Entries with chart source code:
+-------+

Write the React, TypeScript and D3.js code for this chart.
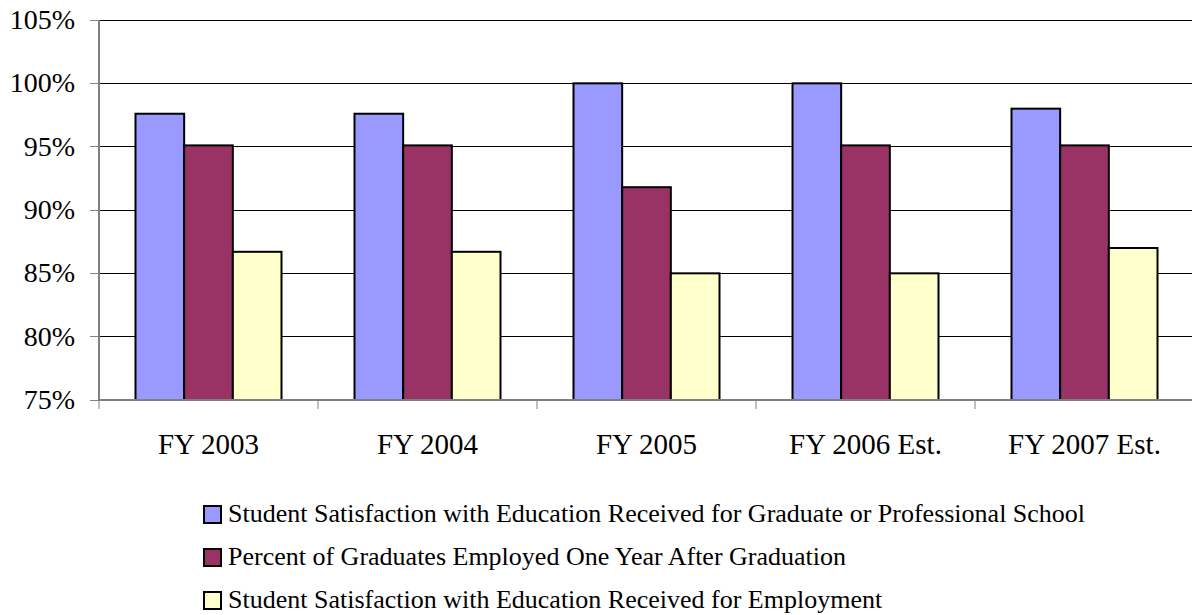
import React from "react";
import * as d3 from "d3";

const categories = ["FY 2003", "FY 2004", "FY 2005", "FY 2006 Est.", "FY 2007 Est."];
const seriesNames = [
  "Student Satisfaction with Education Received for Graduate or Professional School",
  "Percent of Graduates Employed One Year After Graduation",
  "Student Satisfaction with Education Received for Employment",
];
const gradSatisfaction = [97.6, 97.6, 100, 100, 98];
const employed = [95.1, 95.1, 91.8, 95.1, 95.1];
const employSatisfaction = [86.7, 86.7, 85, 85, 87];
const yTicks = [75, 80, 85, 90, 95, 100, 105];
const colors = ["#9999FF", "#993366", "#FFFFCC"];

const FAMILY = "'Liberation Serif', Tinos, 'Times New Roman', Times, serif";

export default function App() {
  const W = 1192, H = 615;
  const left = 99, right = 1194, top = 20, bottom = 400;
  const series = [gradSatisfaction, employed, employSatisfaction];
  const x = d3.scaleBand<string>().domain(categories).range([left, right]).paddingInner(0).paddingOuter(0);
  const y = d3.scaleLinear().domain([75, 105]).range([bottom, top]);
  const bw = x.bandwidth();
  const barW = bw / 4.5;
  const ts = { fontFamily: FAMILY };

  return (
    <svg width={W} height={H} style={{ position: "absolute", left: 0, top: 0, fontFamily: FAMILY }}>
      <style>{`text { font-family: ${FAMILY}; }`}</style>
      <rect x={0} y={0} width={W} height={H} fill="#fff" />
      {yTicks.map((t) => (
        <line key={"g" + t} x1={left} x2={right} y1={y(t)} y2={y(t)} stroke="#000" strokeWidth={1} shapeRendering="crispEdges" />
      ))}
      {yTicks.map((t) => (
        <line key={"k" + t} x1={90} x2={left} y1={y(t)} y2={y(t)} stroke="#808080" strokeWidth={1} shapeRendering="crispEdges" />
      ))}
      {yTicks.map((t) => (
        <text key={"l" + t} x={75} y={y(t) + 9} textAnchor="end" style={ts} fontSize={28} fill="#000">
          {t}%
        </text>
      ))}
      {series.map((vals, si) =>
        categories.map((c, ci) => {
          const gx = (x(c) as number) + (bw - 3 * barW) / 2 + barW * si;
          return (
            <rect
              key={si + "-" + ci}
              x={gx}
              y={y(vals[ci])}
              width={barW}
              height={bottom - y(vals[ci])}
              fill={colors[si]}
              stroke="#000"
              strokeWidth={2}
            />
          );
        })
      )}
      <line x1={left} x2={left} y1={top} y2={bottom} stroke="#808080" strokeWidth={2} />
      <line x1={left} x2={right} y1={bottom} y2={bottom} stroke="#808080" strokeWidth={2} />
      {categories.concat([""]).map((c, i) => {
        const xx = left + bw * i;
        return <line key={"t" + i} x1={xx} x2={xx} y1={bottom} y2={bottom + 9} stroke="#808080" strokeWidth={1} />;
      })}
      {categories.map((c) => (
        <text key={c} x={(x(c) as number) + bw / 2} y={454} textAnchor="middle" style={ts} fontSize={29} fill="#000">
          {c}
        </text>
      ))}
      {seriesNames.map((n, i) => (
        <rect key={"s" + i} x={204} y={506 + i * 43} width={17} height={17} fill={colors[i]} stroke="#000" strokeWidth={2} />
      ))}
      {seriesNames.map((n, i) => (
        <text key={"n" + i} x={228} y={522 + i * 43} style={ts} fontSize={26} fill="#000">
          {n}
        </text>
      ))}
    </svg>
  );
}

+-------+

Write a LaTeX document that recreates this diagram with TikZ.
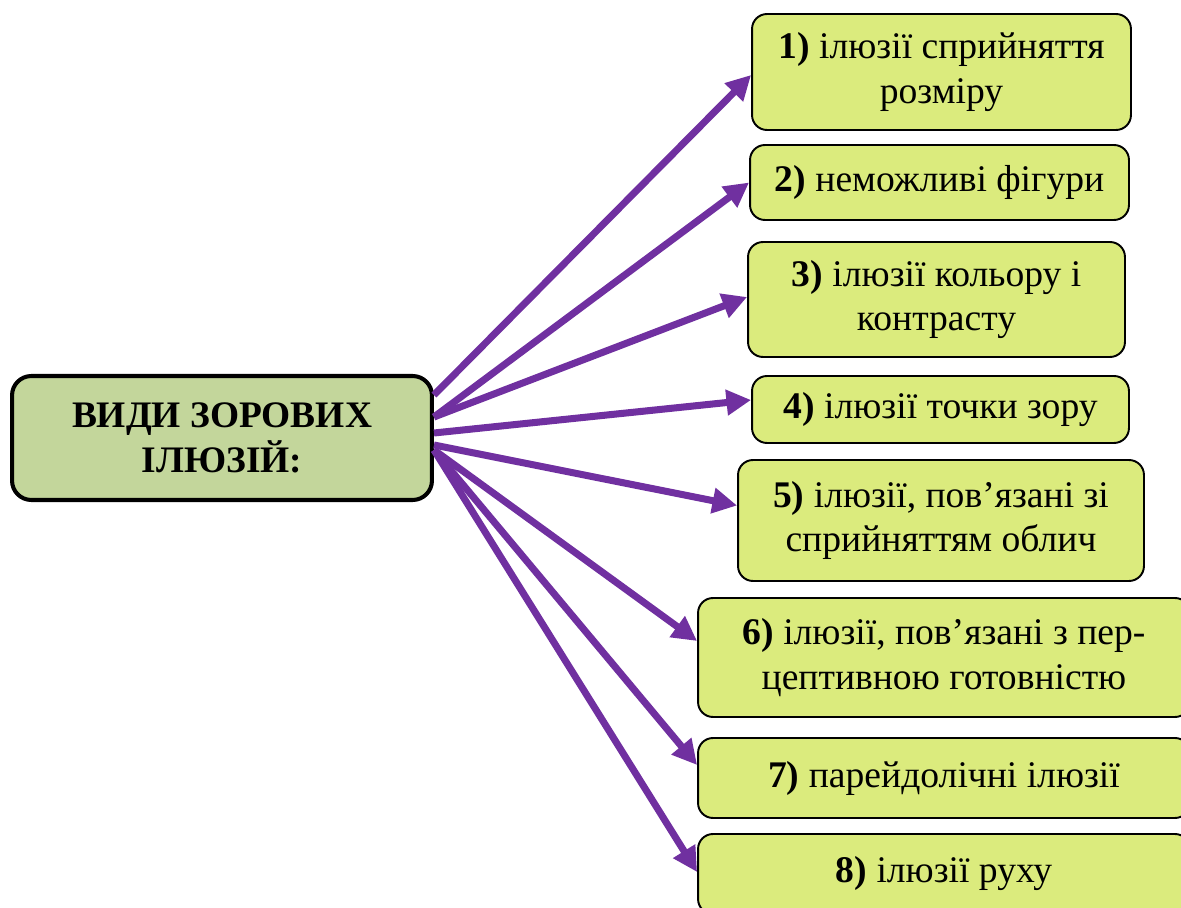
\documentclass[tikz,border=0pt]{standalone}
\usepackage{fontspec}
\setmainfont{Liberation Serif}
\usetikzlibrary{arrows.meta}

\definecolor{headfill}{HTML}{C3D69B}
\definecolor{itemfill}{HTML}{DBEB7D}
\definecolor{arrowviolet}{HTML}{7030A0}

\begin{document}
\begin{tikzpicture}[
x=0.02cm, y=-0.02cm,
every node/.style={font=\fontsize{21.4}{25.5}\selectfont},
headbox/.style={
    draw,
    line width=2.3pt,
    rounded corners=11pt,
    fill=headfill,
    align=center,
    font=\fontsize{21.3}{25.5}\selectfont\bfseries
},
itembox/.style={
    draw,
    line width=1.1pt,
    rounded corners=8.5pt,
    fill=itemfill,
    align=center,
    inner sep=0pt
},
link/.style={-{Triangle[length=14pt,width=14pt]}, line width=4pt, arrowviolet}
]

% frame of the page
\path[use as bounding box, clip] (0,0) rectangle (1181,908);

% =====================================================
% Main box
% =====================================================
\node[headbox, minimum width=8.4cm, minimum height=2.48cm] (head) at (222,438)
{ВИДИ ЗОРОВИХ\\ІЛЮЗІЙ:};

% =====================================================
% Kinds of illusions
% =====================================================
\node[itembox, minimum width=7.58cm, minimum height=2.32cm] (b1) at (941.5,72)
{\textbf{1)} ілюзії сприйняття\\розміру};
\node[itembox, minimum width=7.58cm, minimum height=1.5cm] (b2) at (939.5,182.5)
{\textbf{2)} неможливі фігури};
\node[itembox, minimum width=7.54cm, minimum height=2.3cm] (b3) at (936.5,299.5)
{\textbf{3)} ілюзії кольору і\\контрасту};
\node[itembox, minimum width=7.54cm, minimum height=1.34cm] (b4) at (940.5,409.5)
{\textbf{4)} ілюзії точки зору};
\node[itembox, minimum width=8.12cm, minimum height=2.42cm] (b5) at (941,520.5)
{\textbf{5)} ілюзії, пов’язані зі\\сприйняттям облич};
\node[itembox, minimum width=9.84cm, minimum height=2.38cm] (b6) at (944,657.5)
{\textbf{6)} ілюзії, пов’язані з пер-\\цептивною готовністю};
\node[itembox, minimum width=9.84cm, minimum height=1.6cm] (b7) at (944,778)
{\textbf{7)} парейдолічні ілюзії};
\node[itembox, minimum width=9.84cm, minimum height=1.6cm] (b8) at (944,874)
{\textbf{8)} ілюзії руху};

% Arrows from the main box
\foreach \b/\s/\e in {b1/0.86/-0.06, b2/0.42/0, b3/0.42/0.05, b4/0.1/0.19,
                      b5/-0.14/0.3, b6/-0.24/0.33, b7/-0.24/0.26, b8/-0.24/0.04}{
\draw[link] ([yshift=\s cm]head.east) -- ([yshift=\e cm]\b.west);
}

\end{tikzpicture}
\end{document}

+-------+

> [YOUR OBJECTIVE] Only the lines from the one with "Write the React, TypeScript" through the one with "import * as", both included, go in the copy, exactly as written. Leave the pictures behind.

> [COMPLETED EXERCISE]
Write the React, TypeScript and D3.js code for this chart.
import React from "react";
import * as d3 from "d3";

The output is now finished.